Так же как сын предан матери как идеальному объекту любви, он склонен быть предан отцу как диадному образцу для подражания. Эта объектно сохраняемая часть двойной идеализации отца, по-видимому, не только обеспечивает основу для солидарности между мужчинами, но часто избегает соответствующей интеграции в личностный идеал Собственного Я. Намного более часто, чем женщины, мужчины продолжают на протяжении всей жизни искать объекты для подражания в различных иерархических системах общества. Почти повсеместный голод по диадным взаимоотношениям с представителем отца (см. также Bios, 1985), в особенности когда он ошибочно принимается и интегрируется пациенту как негативная эдипальная привязанность, проявляемый в настоящее время в переносах невротических мужчин на своих аналитиков-мужчин, часто показывает склонность сопротивляться декатектированию и интегрированию в личностный идеал Собственного Я пациента. Это та область в переносе пациента, которая особенно привлекательна для контрпереносных потребностей аналитика в учениках, из чего следует, что ей надо уделять особое внимание, в особенности в тренинговых анализах.

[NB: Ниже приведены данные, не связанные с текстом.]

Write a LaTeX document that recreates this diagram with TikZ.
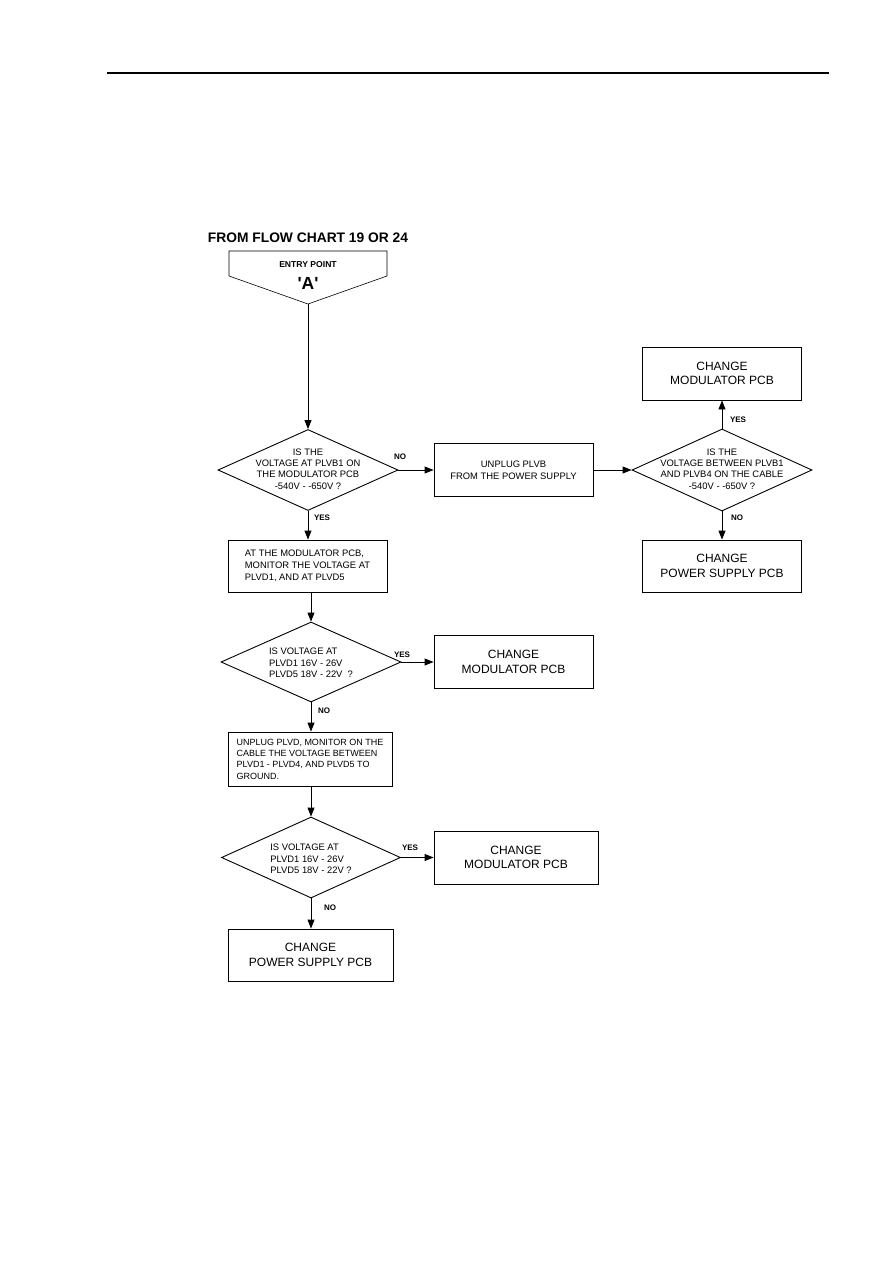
\documentclass[tikz,border=0pt]{standalone}
\usepackage{fontspec}
\setmainfont{Liberation Sans}
\usetikzlibrary{shapes.geometric,arrows.meta}
\begin{document}
\begin{tikzpicture}[x=1pt,y=-1pt,
  box/.style={draw,line width=0.9pt,inner sep=0pt,align=center,font=\fontsize{12}{14.5}\selectfont},
  sbox/.style={box,font=\fontsize{9.4}{12}\selectfont},
  dia/.style={draw,diamond,line width=0.9pt,inner sep=0pt},
  dtext/.style={align=center,inner sep=0pt,font=\fontsize{9.4}{11.4}\selectfont},
  lbl/.style={inner sep=0pt,font=\bfseries\fontsize{8}{9}\selectfont},
  arr/.style={-{Triangle[length=9pt,width=7pt]},line width=0.9pt}]
\useasboundingbox (0,0) rectangle (893,1263);
\draw[line width=1.2pt] (107,73) -- (829,73);
% title and entry
\node[inner sep=0pt,font=\bfseries\fontsize{13.8}{16}\selectfont] (title) at (308,238) {FROM FLOW CHART 19 OR 24};
\draw[line width=0.6pt] (229,251) -- (387,251) -- (387,276) -- (308,304) -- (229,276) -- cycle;
\coordinate (apex) at (308,304);
\node[inner sep=0pt,font=\bfseries\fontsize{8.6}{10}\selectfont] (entry) at (308,265) {ENTRY POINT};
\node[inner sep=0pt,font=\bfseries\fontsize{17.5}{20}\selectfont] (A) at (308,283) {\textquotesingle A\textquotesingle};
% diamonds
\node[dia,minimum width=180pt,minimum height=81pt] (d1) at (308,470) {};
\node[dtext] (t1) at (308,469) {IS THE\\VOLTAGE AT PLVB1 ON\\THE MODULATOR PCB\\-540V - -650V ?};
\node[dia,minimum width=180pt,minimum height=82pt] (d2) at (722,470) {};
\node[dtext] (t2) at (722,469) {IS THE\\VOLTAGE BETWEEN PLVB1\\AND PLVB4 ON THE CABLE\\-540V - -650V ?};
\node[dia,minimum width=180pt,minimum height=80pt] (d3) at (311,662) {};
\node[dtext,align=left] (t3) at (311,663) {IS VOLTAGE AT\\PLVD1 16V - 26V\\PLVD5 18V - 22V\ \ ?};
\node[dia,minimum width=179pt,minimum height=81pt] (d4) at (311,857.5) {};
\node[dtext,align=left] (t4) at (311,859) {IS VOLTAGE AT\\PLVD1 16V - 26V\\PLVD5 18V - 22V ?};
% boxes
\node[box,minimum width=159pt,minimum height=53pt] (m1) at (722,373.5) {CHANGE\\MODULATOR PCB};
\node[sbox,minimum width=159pt,minimum height=53pt] (ub) at (513.5,470) {UNPLUG PLVB\\FROM THE POWER SUPPLY};
\node[box,minimum width=159pt,minimum height=52pt] (ps1) at (722,566) {CHANGE\\POWER SUPPLY PCB};
\node[sbox,align=left,minimum width=159pt,minimum height=52pt] (am) at (307.5,566) {AT THE MODULATOR PCB,\\MONITOR THE VOLTAGE AT\\PLVD1, AND AT PLVD5};
\node[box,minimum width=159pt,minimum height=53pt] (m2) at (513.5,662) {CHANGE\\MODULATOR PCB};
\node[sbox,align=left,minimum width=164pt,minimum height=54pt,font=\fontsize{9}{11.3}\selectfont] (ud) at (310,759) {UNPLUG PLVD, MONITOR ON THE\\CABLE THE VOLTAGE BETWEEN\\PLVD1 - PLVD4, AND PLVD5 TO\\GROUND.};
\node[box,minimum width=164pt,minimum height=53pt] (m3) at (516,857.5) {CHANGE\\MODULATOR PCB};
\node[box,minimum width=165pt,minimum height=52pt] (ps2) at (310.5,955) {CHANGE\\POWER SUPPLY PCB};
% connectors
\draw[arr] (apex) -- (d1.north);
\draw[arr] (d1.east) -- (ub.west |- d1.east);
\draw[arr] (ub.east) -- (d2.west |- ub.east);
\draw[arr] (d2.north) -- (m1.south -| d2.north);
\draw[arr] (d2.south) -- (ps1.north -| d2.south);
\draw[arr] (d1.south) -- (am.north -| d1.south);
\draw[arr] (am.south -| d3.north) -- (d3.north);
\draw[arr] (d3.east) -- (m2.west |- d3.east);
\draw[arr] (d3.south) -- (ud.north -| d3.south);
\draw[arr] (ud.south -| d4.north) -- (d4.north);
\draw[arr] (d4.east) -- (m3.west |- d4.east);
\draw[arr] (d4.south) -- (ps2.north -| d4.south);
% labels
\node[lbl] (l1) at (400,457) {NO};
\node[lbl] (l2) at (322,518) {YES};
\node[lbl] (l3) at (738,420) {YES};
\node[lbl] (l4) at (737,518) {NO};
\node[lbl] (l5) at (402,655) {YES};
\node[lbl] (l6) at (324,711) {NO};
\node[lbl] (l7) at (410,848) {YES};
\node[lbl] (l8) at (330,908) {NO};
\end{tikzpicture}
\end{document}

Постаналитические взаимоотношения взрослого пациента со своими нынешними родителями не подвергались значительному обсуждению в психоаналитической литературе. В целом ожидается, что невротический пациент станет предъявлять меньше требований к своим родителям после успешного анализа; они больше не считаются ответственными и не обвиняются в связи с трудностями пациента. Вместо этого пациент, как правило, относится к ним благосклонно или по крайней мере нейтрально, как к людям, которые сделали все возможное в рамках их собственных проблем и предпосылок.
Смешивание пациентом своих нынешних родителей с образами родителей как неудачных эволюционных объектов периода его эволюционной задержки лишь сравнительно недавно было достаточно проанализировано и понято, когда пациент заканчивает свое успешно завершенное психоаналитическое лечение. Следовательно, аналитик обычно не может следить за дальнейшим развитием взаимоотношений пациента со своими родителями, а также не может надежно предсказать эти взаимоотношения. Однако, у меня такое впечатление, что бывшие аналитические пациенты со своей недавно установленной относительной автономией склонны не столько стремиться к узнаванию своих родителей как личностей с точки зрения своей новой личности, освободившейся от груза нерешенных прошлых проблем, сколько выстраивать вторичные защиты относительно новых отношений со своими родителями. Это часто включает иллюзию, что возросшее у бывшего пациента понимание своих прошлых переживаний с родителями как эволюционными объектами одновременно обеспечило его полным знанием личностей родителей. Это содействует развитию стереотипных взаимоотношений, в которых к родителю в лучшем случае относятся и обращаются со снисходительной благожелательностью как к человеку, чьи мысли, чувства и особенности предположительно досконально известны и предсказуемы для его проанализированного отпрыска.
Чаще родители склонны с облегчением и благодарностью принимать такое изменение в ранее проблематичных отношениях к ним со стороны их сына или дочери. Все заинтересованные стороны могут чувствовать, что между ними установились хорошие и взрослые взаимоотношения. Такая ситуация может в большинстве случаев быть достаточно хорошим или даже наилучшим возможным достижением в том, что касается взаимоотношений бывшего пациента к своим нынешним родителям. Однако в тех редких случаях, где обе стороны мотивированы и способны предпринимать попытку узнавания друг друга на новом, индивидуальном и автономном уровне, результатом может быть особенно обогащающая и вознаграждающая близость между автономными взрослыми индивидуальностями, разделяющими долгую общую историю. Если бывшему пациенту удается стать подлинным другом своим прежним эволюционным объектам, переживание индивидом личностной автономии может быть скреплено радостным и умиротворяющим чувством его бесповоротности и окончательности.